Saquemos la cobija, envolvámonos en ella y perdamos el tiempo por un rato, que, por paradójico que parezca, eso es ganar la vida. El devaneo y el ocio son también posibilidades de creación y descubrimiento, pero sin proponérselo a consciencia. Se trata de no hacer nada, de solo estar. De placer y disfrute. Incluso de reflexionar.

Es que, caray, terminamos con una cosa y ahí vamos corriendo por la otra, como el hámster en una rueda. No nos detenemos a pensar —o a no pensar—, ya que esto de pertenecer al club de la cobija parecería un acto de rebeldía y desobediencia. Y, si acaso lo es, pues es momento de que estalle una revolución de la frazada.

La cobija es un refugio contra la aceleración. Una pausa a la vida vertiginosa. Un llamado a la vida lenta. Mi hijo, cuando lee por gusto, se envuelve en una manta; cuando juega Nintendo, arroja la cobija al suelo, suda, se acelera sin moverse demasiado. El videojuego —adrenalina pura— lo tiene ocupado, no le permite aburrirse; y me dan ganas de ponerle una frazada encima, para que se relaje un poco, para que se desenchufe.

La cobija no engrasa la máquina del consumismo. ¿La oxida? Creo que tampoco. Pero, quizá, reduzca su velocidad. La frazada, reitero, es también una bandera de huelga. ¡Basta! ¡No queremos sentirnos siempre acosados por el apuro! Cobija en mano, rompamos esa espiral de la productividad. La vida también es sobria, simple; retornemos a lo elemental, al cuerpo, a sus percepciones y a los sentidos; quitémonos los auriculares y la pantalla, escuchemos y veamos el silencio del bosque, a los pájaros, el oleaje del tráfico en la ciudad…
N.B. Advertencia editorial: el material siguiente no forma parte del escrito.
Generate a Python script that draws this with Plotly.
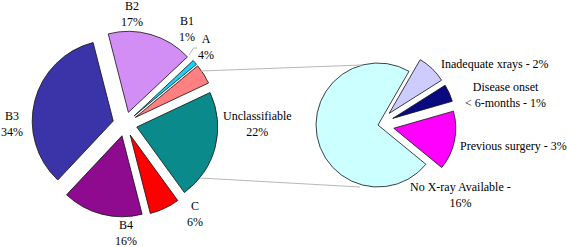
import plotly.graph_objects as go

W, H = 567, 247

# ---- data ----
main_labels = ["A", "B1", "B2", "B3", "B4", "C", "Unclassifiable"]
main_values = [4, 1, 17, 34, 16, 6, 22]

sub_labels = ["Inadequate xrays", "Disease onset < 6-months", "Previous surgery", "No X-ray Available"]
sub_values = [1.7, 1.0, 3.4, 16.0]
sub_breaks = [0, 2, 0, 4]  # words on first line (0 = single line)

# ---- styles ----
main_colors = ["#FF8080", "#1AD1F5", "#D38EF5", "#3A34A8", "#8E0A8E", "#FF0000", "#0A8A8A"]
sub_colors = ["#CCCCFF", "#0A0A80", "#FF00FF", "#CCFFFF"]
FONT = dict(family="Liberation Serif, 'Times New Roman', 'DejaVu Serif', serif", size=12, color="black")

# label block centres (px)
main_label_pos = [(206, 46.5), (187, 29.5), (132, 13.5), (12, 123.5), (126, 232.5), (195, 213.5), (257.5, 123.5)]
sub_label_pos = [(495, 64), (505.5, 95), (513, 145.5), (460.5, 195)]


def px(x, y):
    return x / W, 1 - y / H


def dom(cx, cy, half):
    x0, y1 = px(cx - half, cy - half)
    x1, y0 = px(cx + half, cy + half)
    return dict(x=[x0, x1], y=[y0, y1])


fig = go.Figure()

main_pull = 0.15
fig.add_trace(go.Pie(
    labels=main_labels, values=main_values, sort=False,
    direction="counterclockwise", rotation=50.4,
    pull=[main_pull] * len(main_values),
    marker=dict(colors=main_colors, line=dict(color="#111111", width=0.8)),
    textinfo="none", hoverinfo="label+percent",
    domain=dom(125, 124, 81 * (1 + main_pull)),
    showlegend=False,
))

sub_pull = 0.26
fig.add_trace(go.Pie(
    labels=sub_labels, values=sub_values, sort=False,
    direction="clockwise", rotation=30,
    pull=[sub_pull, sub_pull, sub_pull, 0],
    marker=dict(colors=sub_colors, line=dict(color="#111111", width=0.8)),
    textinfo="none", hoverinfo="label",
    domain=dom(378, 125, 62 * (1 + sub_pull)),
    showlegend=False,
))

annotations = []


def add_label(lines, pos):
    ax, ay = px(*pos)
    annotations.append(dict(
        x=ax, y=ay, xref="paper", yref="paper",
        text="<br>".join(ln.replace("<", "&lt;") for ln in lines),
        showarrow=False, xanchor="center", yanchor="middle", align="center",
        borderpad=0, font=FONT))


for lab, v, pos in zip(main_labels, main_values, main_label_pos):
    add_label([lab, f"{round(v)}%"], pos)

for lab, v, brk, pos in zip(sub_labels, sub_values, sub_breaks, sub_label_pos):
    words = f"{lab} - {round(v)}%".split(" ")
    if brk:
        lines = [" ".join(words[:brk]), " ".join(words[brk:])]
    else:
        lines = [" ".join(words)]
    add_label(lines, pos)

shapes = []
# connector lines between the two pies
for (x0, y0), (x1, y1) in [((201, 71), (362, 65)), ((200, 178), (360, 187))]:
    a0, b0 = px(x0, y0)
    a1, b1 = px(x1, y1)
    shapes.append(dict(type="line", xref="paper", yref="paper", x0=a0, y0=b0, x1=a1, y1=b1,
                       line=dict(color="#B8B8B8", width=1)))
# short leader for label A
pts = [px(189, 55), px(193.5, 48), px(197, 48)]
path = "M {} {} L {} {} L {} {}".format(*[c for p in pts for c in p])
shapes.append(dict(type="path", xref="paper", yref="paper", path=path,
                   line=dict(color="#B8B8B8", width=1)))

fig.update_layout(
    width=W, height=H, margin=dict(l=0, r=0, t=0, b=0),
    paper_bgcolor="white", plot_bgcolor="white",
    annotations=annotations, shapes=shapes, showlegend=False,
)

fig.write_html("out.html", config={"displayModeBar": False},
               post_script="document.body.style.margin='0';document.body.style.overflow='hidden';")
En sus primeros años de vida, mis hijos llevaban cobijitas personales. Sus “Dodo”, como las llamaba su mamá. Eran sus protectoras, sus capas de superhéroe. Se acoplaban a sus cuerpos. Las usaban hasta que se hacían transparentes, se llenaban de agujeros, desaparecían. Eran cobijas mágicas contra todos los monstruos de este mundo; contra la nictofobia, ese irracional miedo a la noche y la oscuridad. Eran una cosa sagrada. Pero la cultura de la eficiencia se las ha querido arrebatar.

Ondeando la cobija, vayamos afuera pero a ningún sitio en concreto, sino a sentir el frescor después de una lluvia, el delicado rayo de un sol invernal, el amor; liberémonos por momentos de responsabilidades sociales, familiares, profesionales, amicales; y que las prisas no nos quiten el privilegio de cubrirnos con una suave y curtida frazada.